園田:先ほど、お二人から「経営」というキーワードが出てきたように、重要なのは経営と現場の両方の視点を持つことですね。コストやリソースといった経営の目線を持ちながら、セキュリティの専門家として必要な対策を提案していくこと。ただ技術や知識を持つだけでなく、ビジネス的なセンスを発揮していくことが、今後のセキュリティ人財に求められると思いますね。

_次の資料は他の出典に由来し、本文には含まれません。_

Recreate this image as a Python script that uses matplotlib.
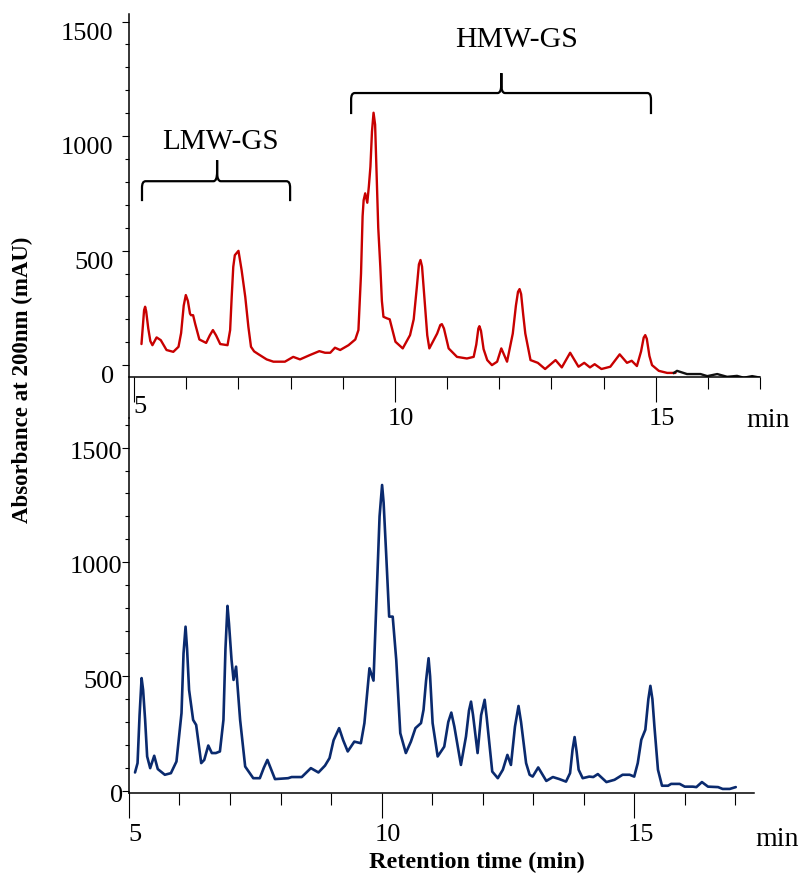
import numpy as np
import matplotlib
matplotlib.use('Agg')
import matplotlib.pyplot as plt
from matplotlib.path import Path
from matplotlib.patches import PathPatch
from matplotlib.ticker import MultipleLocator
import matplotlib.transforms as mtransforms

# ------------------------------------
# Datos de los cromatogramas (min, mAU)
# ------------------------------------
# Cromatograma superior (rojo)
t_sup = [5.14, 5.17, 5.19, 5.21, 5.23, 5.27, 5.31, 5.35, 5.43, 5.51, 5.62, 5.75,
         5.85, 5.90, 5.95, 5.99, 6.03, 6.07, 6.09, 6.13, 6.17, 6.25,
         6.38, 6.45, 6.51, 6.57, 6.65, 6.79, 6.84, 6.87, 6.90, 6.93, 7.00, 7.06,
         7.13, 7.19, 7.24, 7.30, 7.38, 7.54, 7.67, 7.89, 8.05, 8.18, 8.37, 8.55,
         8.66, 8.76, 8.85, 8.95, 9.11, 9.24, 9.30, 9.35, 9.38, 9.40, 9.43, 9.47,
         9.50, 9.53, 9.56, 9.59, 9.62, 9.65, 9.68, 9.72, 9.75, 9.78, 9.85, 9.90,
         10.01, 10.15, 10.29, 10.36, 10.42, 10.46, 10.49, 10.52, 10.57, 10.62,
         10.66, 10.81, 10.87, 10.90, 10.94, 11.03, 11.19, 11.38, 11.51, 11.56,
         11.60, 11.62, 11.65, 11.70, 11.77, 11.86, 11.96, 12.04, 12.15, 12.26,
         12.32, 12.36, 12.39, 12.42, 12.46, 12.50, 12.60, 12.74, 12.88, 13.08,
         13.20, 13.36, 13.52, 13.63, 13.74, 13.83, 13.96, 14.13, 14.31, 14.45,
         14.54, 14.64, 14.72, 14.77, 14.80, 14.83, 14.88, 14.93, 15.06, 15.22, 15.38]
abs_sup = [92, 180, 240, 255, 235, 160, 105, 87, 121, 109, 66, 58,
           80, 140, 260, 306, 280, 225, 218, 218, 180, 112,
           97, 130, 153, 130, 92, 87, 153, 298, 429, 480, 499, 415,
           298, 167, 80, 60, 48, 25, 15, 15, 36, 25, 44, 61,
           54, 54, 76, 66, 87, 112, 153, 400, 650, 720, 750, 709,
           780, 866, 1020, 1102, 1050, 822, 600, 429, 280, 211, 204, 200,
           102, 73, 131, 200, 340, 440, 459, 430, 280, 130,
           73, 138, 175, 179, 160, 73, 36, 29, 36, 90,
           160, 170, 150, 70, 22, 0, 15, 73, 15, 138,
           260, 320, 332, 310, 220, 138, 22, 10, -17, 22,
           -10, 54, -7, 10, -10, 4, -17, -7, 47, 10,
           19, -4, 60, 120, 131, 115, 40, 0, -25, -34, -34]

# Cola final del cromatograma superior (negro)
t_cola = [15.35, 15.41, 15.60, 15.86, 15.99, 16.18, 16.37, 16.56, 16.69, 16.85, 17.01]
abs_cola = [-34, -25, -39, -39, -48, -39, -51, -47, -55, -48, -55]

# Cromatograma inferior (azul)
t_inf = [5.12, 5.17, 5.21, 5.25, 5.28, 5.32, 5.36, 5.42, 5.50, 5.57, 5.71, 5.83,
         5.94, 6.04, 6.08, 6.12, 6.15, 6.19, 6.27, 6.33, 6.43, 6.49, 6.57, 6.64,
         6.72, 6.80, 6.87, 6.91, 6.95, 6.98, 7.03, 7.07, 7.12, 7.20, 7.30, 7.46,
         7.59, 7.67, 7.74, 7.80, 7.89, 8.15, 8.22, 8.42, 8.60, 8.75, 8.88, 8.97,
         9.05, 9.16, 9.24, 9.33, 9.46, 9.59, 9.66, 9.76, 9.84, 9.92, 9.96, 10.01,
         10.04, 10.09, 10.15, 10.22, 10.29, 10.37, 10.48, 10.58, 10.67, 10.78,
         10.83, 10.88, 10.93, 10.96, 11.01, 11.11, 11.24, 11.32, 11.38, 11.44,
         11.57, 11.67, 11.73, 11.77, 11.81, 11.90, 11.97, 12.04, 12.08, 12.19,
         12.30, 12.40, 12.49, 12.56, 12.64, 12.71, 12.76, 12.86, 12.93, 12.99,
         13.10, 13.26, 13.39, 13.52, 13.65, 13.73, 13.78, 13.82, 13.86, 13.90,
         13.98, 14.11, 14.19, 14.28, 14.45, 14.61, 14.77, 14.91, 15.00, 15.07,
         15.14, 15.22, 15.28, 15.32, 15.36, 15.40, 15.47, 15.55, 15.67, 15.73,
         15.90, 16.00, 16.16, 16.23, 16.34, 16.46, 16.66, 16.75, 16.89, 17.01]
abs_inf = [79, 120, 330, 492, 440, 309, 149, 98, 152, 94, 69, 76,
           127, 339, 600, 717, 620, 440, 309, 287, 120, 134, 197, 164,
           164, 171, 309, 620, 808, 730, 572, 484, 542, 309, 105, 54,
           54, 100, 134, 100, 50, 54, 59, 59, 98, 79, 109, 142,
           220, 273, 220, 171, 214, 207, 295, 535, 481, 965, 1200, 1337,
           1260, 1038, 761, 761, 572, 251, 164, 214, 273, 295,
           353, 480, 579, 500, 295, 149, 192, 300, 341, 280,
           112, 236, 350, 389, 330, 164, 330, 397, 320, 83,
           54, 91, 156, 112, 280, 370, 300, 120, 69, 61,
           101, 42, 59, 50, 39, 76, 180, 234, 170, 91,
           54, 61, 59, 72, 37, 47, 69, 69, 61, 120,
           222, 266, 400, 458, 400, 280, 91, 21, 21, 29,
           29, 17, 17, 15, 37, 17, 15, 7, 7, 15]

x_ticks = [5, 10, 15]
y_ticks = [0, 500, 1000, 1500]

plt.rcParams['font.family'] = 'Liberation Serif'

fig = plt.figure(figsize=(8.02, 8.76), dpi=100)
ax2 = fig.add_axes([0.1608, 0.0947, 0.7793, 0.4281])
ax1 = fig.add_axes([0.1608, 0.5696, 0.7868, 0.4144])
ax2.set_facecolor('none')
ax1.set_facecolor('none')

ax1.plot(t_sup, abs_sup, color='#C80000', linewidth=1.7,
         solid_joinstyle='round', solid_capstyle='round')
ax1.plot(t_cola, abs_cola, color='#111111', linewidth=1.7, solid_joinstyle='round')
ax2.plot(t_inf, abs_inf, color='#0A2A6E', linewidth=1.9,
         solid_joinstyle='round', solid_capstyle='round')

ax1.set_xlim(4.9, 17.0)
ax1.set_ylim(-52, 1533)
ax2.set_xlim(5.0, 17.37)
ax2.set_ylim(-11, 1630)


def ejes(ax, dy_lab, pad_y):
    for s in ['top', 'right']:
        ax.spines[s].set_visible(False)
    for s in ['left', 'bottom']:
        ax.spines[s].set_linewidth(1.1)
    ax.set_xticks(x_ticks)
    ax.set_yticks(y_ticks)
    ax.xaxis.set_minor_locator(MultipleLocator(1))
    ax.yaxis.set_minor_locator(MultipleLocator(100))
    ax.tick_params(axis='x', which='major', length=18, width=0.8, labelsize=19, pad=4.5)
    ax.tick_params(axis='x', which='minor', length=8.5, width=0.8)
    ax.tick_params(axis='y', which='major', length=5, width=0.8, labelsize=19, pad=pad_y)
    ax.tick_params(axis='y', which='minor', length=3, width=0.8)
    # desplazar etiquetas como en el original
    for lbl in ax.get_xticklabels():
        lbl.set_transform(lbl.get_transform() + mtransforms.ScaledTranslation(4.5 / 72, 0, fig.dpi_scale_trans))
    for lbl in ax.get_yticklabels():
        lbl.set_transform(lbl.get_transform() + mtransforms.ScaledTranslation(0, dy_lab / 72, fig.dpi_scale_trans))


ejes(ax1, -7, 6)
ejes(ax2, -2, -0.5)

# el "5" del panel superior queda mas arriba
lbl5 = ax1.get_xticklabels()[0]
lbl5.set_transform(lbl5.get_transform() + mtransforms.ScaledTranslation(0, 9 / 72, fig.dpi_scale_trans))

# eje y superior continua hasta el panel inferior
ax1.spines['left'].set_bounds(-230, 1533)


def llave(ax, x0, x1, xm, ybar, ylow, ytip, rx=0.07, ry=28):
    verts = [(x0, ylow), (x0, ybar - ry), (x0, ybar), (x0 + rx, ybar),
             (xm - rx, ybar), (xm, ybar), (xm, ybar + (ytip - ybar) * 0.45),
             (xm, ytip), (xm, ybar + (ytip - ybar) * 0.45), (xm, ybar), (xm + rx, ybar),
             (x1 - rx, ybar), (x1, ybar), (x1, ybar - ry), (x1, ylow)]
    codes = [Path.MOVETO, Path.LINETO, Path.CURVE3, Path.CURVE3,
             Path.LINETO, Path.CURVE3, Path.CURVE3,
             Path.LINETO, Path.LINETO, Path.CURVE3, Path.CURVE3,
             Path.LINETO, Path.CURVE3, Path.CURVE3, Path.LINETO]
    ax.add_patch(PathPatch(Path(verts, codes), facecolor='none', edgecolor='black',
                           linewidth=1.6, clip_on=False))


llave(ax1, 5.15, 7.99, 6.59, 803, 716, 895)
llave(ax1, 9.16, 14.91, 12.04, 1188, 1096, 1275)
ax1.text(6.65, 974, 'LMW-GS', fontsize=21, ha='center', va='center')
ax1.text(12.34, 1419, 'HMW-GS', fontsize=21.5, ha='center', va='center')

fig.text(768 / 802, 1 - 421 / 876, 'min', fontsize=20, ha='center', va='center')
fig.text(777 / 802, 1 - 840 / 876, 'min', fontsize=20, ha='center', va='center')

fig.text(22 / 802, 1 - 380 / 876, 'Absorbance at 200nm (mAU)', rotation=90,
         fontsize=16.5, fontweight='bold', ha='center', va='center')
fig.text(477 / 802, 1 - 862 / 876, 'Retention time (min)',
         fontsize=17.5, fontweight='bold', ha='center', va='center')

fig.savefig('out.png', dpi=100)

和田:私も同じように、セキュリティのスペシャリストとして、経営の意思決定に貢献できるようになるのが理想だと考えています。リスクマネジメントやセキュリティを俯瞰的に見て、トータルで管轄できる人財、例えば、身の回りの業務だけではなくて、事業についても考えられるような「現場と経営の橋渡し役」ができる人財が求められるのは間違いないと思います。
米光:私も同感です。あえて別の目線で付け加えるとすると、セキュリティ×「何か」を持つことが大事になってくると感じています。「何か」の部分は自分の興味のある分野でも良いし、時代や社会的にニーズのある分野でもかまいません。セキュリティにプラスアルファの「何か」をかけあわせると新しい価値を生みだすことができます。人財育成においても、その意識を持つように伝えていきたいです。
園田:セキュリティと一口に言ってもさまざまな分野があるので、業界を問わず専門家同士の連携が重要になってきます。そういった意味で「協創」は当たり前となってくるでしょうね。各業界や企業ごとの情報を連携させながら、横断的に活用していくような、高いレベルのコミュニケーション能力を身に付けることが一つのポイントになると思われます。
和田:サステナビリティという視点いうと、セキュリティのリテラシー向上に社会全体で取り組んでいくことが大切だと考えています。最近のメディア調査によると、過去1年間でランサムウェアの被害に遭った日本企業は、半数以上に及ぶそうです。大企業は一般的に、ある程度のセキュリティ対策を行っているので、深刻な被害を受けにくいように思います。一方、中堅・中小企業においてはセキュリティ対策を行っている企業とそうでない企業とで、被害に遭う・遭わないという明暗が分かれます。今後は、中堅・中小企業も含めて、日本社会全体でセキュリティの意識をさらに高められるように、サステナビリティの観点も、改めて伝えていくべきだと思いますね。
米光:政府が唱えているSociety5.0のような未来の社会に向けて、AIや自動運転などのテクノロジーが実装され、世の中に普及していく過程においては、安心・安全を確保するために、セキュリティ対策が必須になってきます。そのために活躍するのがセキュリティ人財であり、これからは、企業だけでなく、教育機関や自治体なども含めた「協創」によって、幅広い年齢層に対して、セキュリティ人財の育成に関する活動を積極的に行っていきたいですね。その先に、「サステナブルな社会」の実現があるのだと思います。